#### [Stated task]
Set down, exactly as written, the lines from the top of the data to the line that holds "const sigLabel = 'ns';", and omit the pictures.

#### [Information supplied]
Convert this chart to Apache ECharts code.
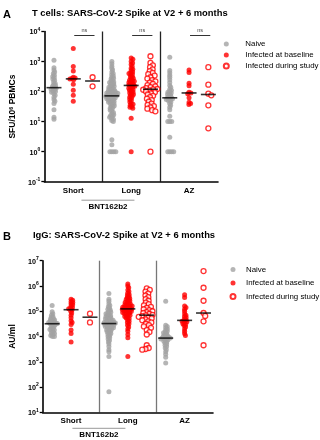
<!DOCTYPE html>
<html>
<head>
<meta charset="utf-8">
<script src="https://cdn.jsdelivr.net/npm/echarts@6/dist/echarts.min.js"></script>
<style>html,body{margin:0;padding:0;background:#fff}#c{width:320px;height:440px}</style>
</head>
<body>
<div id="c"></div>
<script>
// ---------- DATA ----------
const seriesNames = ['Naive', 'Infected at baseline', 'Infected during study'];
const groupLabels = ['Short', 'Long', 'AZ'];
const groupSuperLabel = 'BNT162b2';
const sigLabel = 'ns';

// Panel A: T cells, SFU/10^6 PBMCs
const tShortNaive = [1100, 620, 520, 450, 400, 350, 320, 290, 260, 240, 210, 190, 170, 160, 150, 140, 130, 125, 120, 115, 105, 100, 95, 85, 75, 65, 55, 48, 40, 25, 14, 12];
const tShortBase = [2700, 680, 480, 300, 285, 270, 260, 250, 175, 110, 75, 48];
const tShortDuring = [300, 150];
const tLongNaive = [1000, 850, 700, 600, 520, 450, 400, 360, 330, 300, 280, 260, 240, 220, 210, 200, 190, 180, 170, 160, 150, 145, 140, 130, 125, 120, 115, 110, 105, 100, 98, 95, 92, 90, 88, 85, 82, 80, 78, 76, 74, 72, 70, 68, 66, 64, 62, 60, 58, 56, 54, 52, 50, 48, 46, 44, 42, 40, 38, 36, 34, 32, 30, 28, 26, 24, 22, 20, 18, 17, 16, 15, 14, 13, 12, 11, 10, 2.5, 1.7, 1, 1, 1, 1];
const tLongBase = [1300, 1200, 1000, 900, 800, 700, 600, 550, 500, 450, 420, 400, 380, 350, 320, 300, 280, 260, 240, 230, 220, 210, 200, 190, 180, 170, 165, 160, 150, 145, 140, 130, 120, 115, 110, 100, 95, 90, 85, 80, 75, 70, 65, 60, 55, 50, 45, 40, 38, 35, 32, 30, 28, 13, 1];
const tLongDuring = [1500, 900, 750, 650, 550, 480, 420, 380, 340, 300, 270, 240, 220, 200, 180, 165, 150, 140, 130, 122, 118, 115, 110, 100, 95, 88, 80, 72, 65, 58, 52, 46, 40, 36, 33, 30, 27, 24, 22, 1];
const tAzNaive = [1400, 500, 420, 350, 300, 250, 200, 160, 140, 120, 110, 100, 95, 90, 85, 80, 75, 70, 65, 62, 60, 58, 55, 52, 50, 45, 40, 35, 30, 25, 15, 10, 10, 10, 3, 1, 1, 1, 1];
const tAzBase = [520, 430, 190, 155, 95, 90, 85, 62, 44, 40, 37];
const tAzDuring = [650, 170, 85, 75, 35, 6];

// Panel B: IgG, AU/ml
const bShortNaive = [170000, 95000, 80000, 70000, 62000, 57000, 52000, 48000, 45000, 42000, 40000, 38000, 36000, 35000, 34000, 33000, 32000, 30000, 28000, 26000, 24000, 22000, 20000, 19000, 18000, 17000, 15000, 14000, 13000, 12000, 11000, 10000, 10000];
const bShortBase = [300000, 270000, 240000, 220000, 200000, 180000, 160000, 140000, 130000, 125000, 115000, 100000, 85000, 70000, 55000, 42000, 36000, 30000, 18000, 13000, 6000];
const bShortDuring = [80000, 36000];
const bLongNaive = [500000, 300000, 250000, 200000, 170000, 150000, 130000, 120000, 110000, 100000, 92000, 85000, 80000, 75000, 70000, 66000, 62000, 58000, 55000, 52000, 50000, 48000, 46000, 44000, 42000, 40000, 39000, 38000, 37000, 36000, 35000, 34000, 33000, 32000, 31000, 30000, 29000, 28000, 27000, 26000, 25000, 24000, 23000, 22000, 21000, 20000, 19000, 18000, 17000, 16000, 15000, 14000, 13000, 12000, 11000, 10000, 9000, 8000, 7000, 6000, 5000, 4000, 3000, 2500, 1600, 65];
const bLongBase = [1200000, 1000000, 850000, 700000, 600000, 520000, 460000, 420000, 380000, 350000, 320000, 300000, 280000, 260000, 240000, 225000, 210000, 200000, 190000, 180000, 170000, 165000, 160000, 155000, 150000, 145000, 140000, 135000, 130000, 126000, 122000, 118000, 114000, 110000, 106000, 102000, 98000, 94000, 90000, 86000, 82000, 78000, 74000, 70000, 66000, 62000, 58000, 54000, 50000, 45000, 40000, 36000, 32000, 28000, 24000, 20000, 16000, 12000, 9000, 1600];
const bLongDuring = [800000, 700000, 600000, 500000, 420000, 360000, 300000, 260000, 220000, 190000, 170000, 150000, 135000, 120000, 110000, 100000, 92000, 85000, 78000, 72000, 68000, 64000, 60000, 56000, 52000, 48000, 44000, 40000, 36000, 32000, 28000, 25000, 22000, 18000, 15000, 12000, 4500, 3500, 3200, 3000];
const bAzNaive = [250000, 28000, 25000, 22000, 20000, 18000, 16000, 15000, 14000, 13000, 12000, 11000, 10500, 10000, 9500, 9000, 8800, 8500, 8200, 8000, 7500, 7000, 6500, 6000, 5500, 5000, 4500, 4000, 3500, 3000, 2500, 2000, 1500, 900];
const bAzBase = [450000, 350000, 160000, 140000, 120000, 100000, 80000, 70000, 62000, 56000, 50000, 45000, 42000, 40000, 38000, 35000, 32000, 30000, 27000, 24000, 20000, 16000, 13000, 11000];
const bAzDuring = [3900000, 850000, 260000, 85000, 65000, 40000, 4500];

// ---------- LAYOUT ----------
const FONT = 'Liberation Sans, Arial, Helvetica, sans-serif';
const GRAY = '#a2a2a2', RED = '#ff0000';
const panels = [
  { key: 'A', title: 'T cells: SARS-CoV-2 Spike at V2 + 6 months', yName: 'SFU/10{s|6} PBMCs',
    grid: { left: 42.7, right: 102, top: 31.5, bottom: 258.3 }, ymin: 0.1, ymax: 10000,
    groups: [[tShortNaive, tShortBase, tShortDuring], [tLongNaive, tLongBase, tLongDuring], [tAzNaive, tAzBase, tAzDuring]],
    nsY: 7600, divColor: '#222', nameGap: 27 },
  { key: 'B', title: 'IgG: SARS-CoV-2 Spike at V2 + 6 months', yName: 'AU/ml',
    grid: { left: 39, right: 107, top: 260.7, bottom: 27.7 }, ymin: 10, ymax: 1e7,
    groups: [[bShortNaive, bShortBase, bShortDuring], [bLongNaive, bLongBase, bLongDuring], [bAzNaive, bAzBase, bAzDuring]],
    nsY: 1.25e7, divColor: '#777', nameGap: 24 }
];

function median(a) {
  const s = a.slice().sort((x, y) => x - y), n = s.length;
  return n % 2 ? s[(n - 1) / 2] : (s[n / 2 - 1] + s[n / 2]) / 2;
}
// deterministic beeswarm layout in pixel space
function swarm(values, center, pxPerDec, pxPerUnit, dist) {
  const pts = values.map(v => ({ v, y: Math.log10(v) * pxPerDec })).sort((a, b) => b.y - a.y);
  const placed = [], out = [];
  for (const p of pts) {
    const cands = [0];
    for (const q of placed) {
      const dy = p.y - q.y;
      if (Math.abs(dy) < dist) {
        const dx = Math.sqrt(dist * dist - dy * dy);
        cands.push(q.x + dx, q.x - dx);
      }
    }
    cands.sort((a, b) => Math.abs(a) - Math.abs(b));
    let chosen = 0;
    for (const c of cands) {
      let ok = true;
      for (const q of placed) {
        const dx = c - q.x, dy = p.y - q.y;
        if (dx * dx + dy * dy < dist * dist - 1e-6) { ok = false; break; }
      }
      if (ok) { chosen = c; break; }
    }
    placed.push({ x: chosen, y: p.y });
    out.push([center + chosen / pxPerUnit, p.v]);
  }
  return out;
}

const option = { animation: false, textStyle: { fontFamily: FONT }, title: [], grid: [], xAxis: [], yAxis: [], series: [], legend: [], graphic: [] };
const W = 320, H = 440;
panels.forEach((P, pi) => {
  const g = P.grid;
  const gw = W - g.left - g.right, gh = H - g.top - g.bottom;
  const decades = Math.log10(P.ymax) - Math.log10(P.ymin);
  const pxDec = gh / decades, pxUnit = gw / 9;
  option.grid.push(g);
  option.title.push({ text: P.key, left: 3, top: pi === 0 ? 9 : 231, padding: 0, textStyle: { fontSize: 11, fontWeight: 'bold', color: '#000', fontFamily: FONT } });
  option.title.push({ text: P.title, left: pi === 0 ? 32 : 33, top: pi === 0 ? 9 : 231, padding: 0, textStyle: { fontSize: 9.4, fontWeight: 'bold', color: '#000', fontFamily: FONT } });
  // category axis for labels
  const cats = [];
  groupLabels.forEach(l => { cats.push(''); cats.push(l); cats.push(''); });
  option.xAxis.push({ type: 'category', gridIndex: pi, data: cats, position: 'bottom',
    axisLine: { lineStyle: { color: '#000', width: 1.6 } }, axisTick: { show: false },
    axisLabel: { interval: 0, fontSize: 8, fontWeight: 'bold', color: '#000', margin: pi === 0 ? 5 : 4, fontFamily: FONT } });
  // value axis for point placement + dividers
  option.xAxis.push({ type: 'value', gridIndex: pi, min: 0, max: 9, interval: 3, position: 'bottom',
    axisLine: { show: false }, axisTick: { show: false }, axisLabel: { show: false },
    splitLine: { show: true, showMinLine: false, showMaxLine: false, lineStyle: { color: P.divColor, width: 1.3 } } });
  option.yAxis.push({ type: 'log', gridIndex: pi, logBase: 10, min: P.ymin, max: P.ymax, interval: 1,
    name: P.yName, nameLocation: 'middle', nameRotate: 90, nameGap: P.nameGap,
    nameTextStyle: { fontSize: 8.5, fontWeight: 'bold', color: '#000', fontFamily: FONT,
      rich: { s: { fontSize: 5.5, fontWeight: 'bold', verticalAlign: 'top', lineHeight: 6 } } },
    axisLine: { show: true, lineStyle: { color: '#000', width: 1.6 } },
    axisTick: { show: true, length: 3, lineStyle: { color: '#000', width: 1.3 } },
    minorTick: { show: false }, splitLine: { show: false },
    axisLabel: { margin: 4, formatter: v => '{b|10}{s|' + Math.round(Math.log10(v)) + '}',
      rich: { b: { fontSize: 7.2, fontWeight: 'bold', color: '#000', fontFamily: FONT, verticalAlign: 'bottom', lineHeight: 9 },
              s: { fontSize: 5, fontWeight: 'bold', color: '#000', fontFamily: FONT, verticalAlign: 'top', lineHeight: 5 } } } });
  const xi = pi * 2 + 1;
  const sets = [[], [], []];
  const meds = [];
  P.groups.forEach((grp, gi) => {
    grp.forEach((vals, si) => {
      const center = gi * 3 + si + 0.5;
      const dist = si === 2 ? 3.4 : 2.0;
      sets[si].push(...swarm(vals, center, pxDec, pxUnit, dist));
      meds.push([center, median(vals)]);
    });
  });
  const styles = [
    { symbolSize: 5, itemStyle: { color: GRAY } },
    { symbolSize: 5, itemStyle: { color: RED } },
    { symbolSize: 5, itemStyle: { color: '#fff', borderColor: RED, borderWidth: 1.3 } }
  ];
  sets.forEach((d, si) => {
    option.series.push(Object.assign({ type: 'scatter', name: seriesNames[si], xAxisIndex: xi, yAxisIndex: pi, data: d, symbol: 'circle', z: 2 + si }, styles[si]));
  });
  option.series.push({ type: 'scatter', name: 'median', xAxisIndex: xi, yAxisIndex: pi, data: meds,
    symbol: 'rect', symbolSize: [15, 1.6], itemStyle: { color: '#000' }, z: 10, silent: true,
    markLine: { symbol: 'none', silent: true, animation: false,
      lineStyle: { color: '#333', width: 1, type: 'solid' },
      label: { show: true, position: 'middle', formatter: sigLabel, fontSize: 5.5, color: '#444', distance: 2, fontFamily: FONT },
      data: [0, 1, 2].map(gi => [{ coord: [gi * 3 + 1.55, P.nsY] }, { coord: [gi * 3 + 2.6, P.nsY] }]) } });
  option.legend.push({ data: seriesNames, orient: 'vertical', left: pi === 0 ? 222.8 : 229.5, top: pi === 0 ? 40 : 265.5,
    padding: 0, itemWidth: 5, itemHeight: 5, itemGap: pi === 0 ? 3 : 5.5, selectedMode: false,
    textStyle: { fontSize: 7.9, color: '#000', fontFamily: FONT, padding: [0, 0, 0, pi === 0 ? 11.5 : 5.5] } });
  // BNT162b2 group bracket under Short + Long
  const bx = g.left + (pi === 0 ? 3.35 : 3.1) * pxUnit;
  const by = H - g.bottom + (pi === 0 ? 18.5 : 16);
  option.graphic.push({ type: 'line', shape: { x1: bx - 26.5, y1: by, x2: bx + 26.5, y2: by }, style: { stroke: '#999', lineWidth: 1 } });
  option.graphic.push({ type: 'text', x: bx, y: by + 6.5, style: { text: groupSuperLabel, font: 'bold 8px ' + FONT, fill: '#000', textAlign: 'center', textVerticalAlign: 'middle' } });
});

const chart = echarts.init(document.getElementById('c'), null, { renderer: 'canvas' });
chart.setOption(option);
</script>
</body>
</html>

#### [Output for this exercise]
Convert this chart to Apache ECharts code.
<!DOCTYPE html>
<html>
<head>
<meta charset="utf-8">
<script src="https://cdn.jsdelivr.net/npm/echarts@6/dist/echarts.min.js"></script>
<style>html,body{margin:0;padding:0;background:#fff}#c{width:320px;height:440px}</style>
</head>
<body>
<div id="c"></div>
<script>
// ---------- DATA ----------
const seriesNames = ['Naive', 'Infected at baseline', 'Infected during study'];
const groupLabels = ['Short', 'Long', 'AZ'];
const groupSuperLabel = 'BNT162b2';
const sigLabel = 'ns';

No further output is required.